Now at home I wasn’t illuminated much more about her than I discovered in Harbour City, but, as one might expect from those times, of the man she devoted her life to, we could ascertain a great deal. And he seems a prickly sort of go-getting customer.
He had arrived on New Holland shores in 1818 – so quite early on. He was a Yorkshireman by birth, having entered the world in 1791 to a relatively well-to-do family. He had served his country at Waterloo and other engagements in the war against Napoleon; later remaining in service as a master of stores. This led to attachment to the good ship ‘Friendship’ (oxymoron?) which took him and a cargo of convicts to New South Wales. He spent less than a year in Sydney. He was soon sent to take charge of the infant settlement of Port Dalrymple, across Bass Strait, on Van Diemen’s Land’s Tamar River. He immediately took a shine to that scenic part of our island and started to think it may be the place to build a future. To that end he constructed himself a stone house in George Town. But, by the time it was completed, he was finding it impossible to get along with his immediate superior, one Gilbert Cimitiere. Relationships had sunk so low in the small European community that all communication was conducted via their respective clerks. When the latter became so fed up with that and complained about him to Governor Sorell in Hobart, Thomas Walker felt it was in his best interests to hightail it back to Sydney Cove. Once there he was found a position being responsible for the growing burbs of Windsor and Parramatta. He built a home in the district, calling it Rhodes, after his mother’s family pile back in the Mother Country. And around this time he began successfully courting Anna, daughter of prominent citizen and Blue Mountains conqueror Gregory Blaxland. Was it a love match? Did one T Walker see it as improving his social standing? There are indications he was that kind of guy, but we’ll never know. They wedded in 1823.

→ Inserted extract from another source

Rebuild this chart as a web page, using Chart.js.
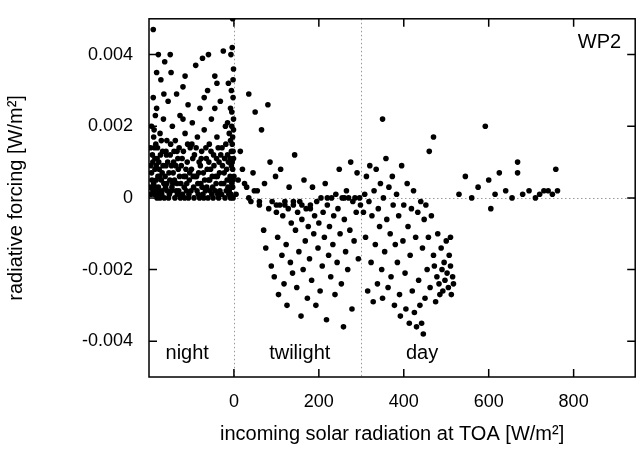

By 1825 the new groom was crook, a factor he put down to the arduous, as he saw it, work expected of him in his Sydney roles. Five years later he uprooted his family to move back to VDL, still mightily peeved that the authorities in the northern colony had not recognised his true worth. He saw there were opportunities, for him and his burgeoning family, out on the Westmoreland Plains, around Longford, so that’s where he decided to settle, constructing another Rhodes. He worked assiduously at building up a real estate portfolio with properties in the two colonies, plus around the developing Port Phillip region. He was made a magistrate in 1837 – finally some recognition.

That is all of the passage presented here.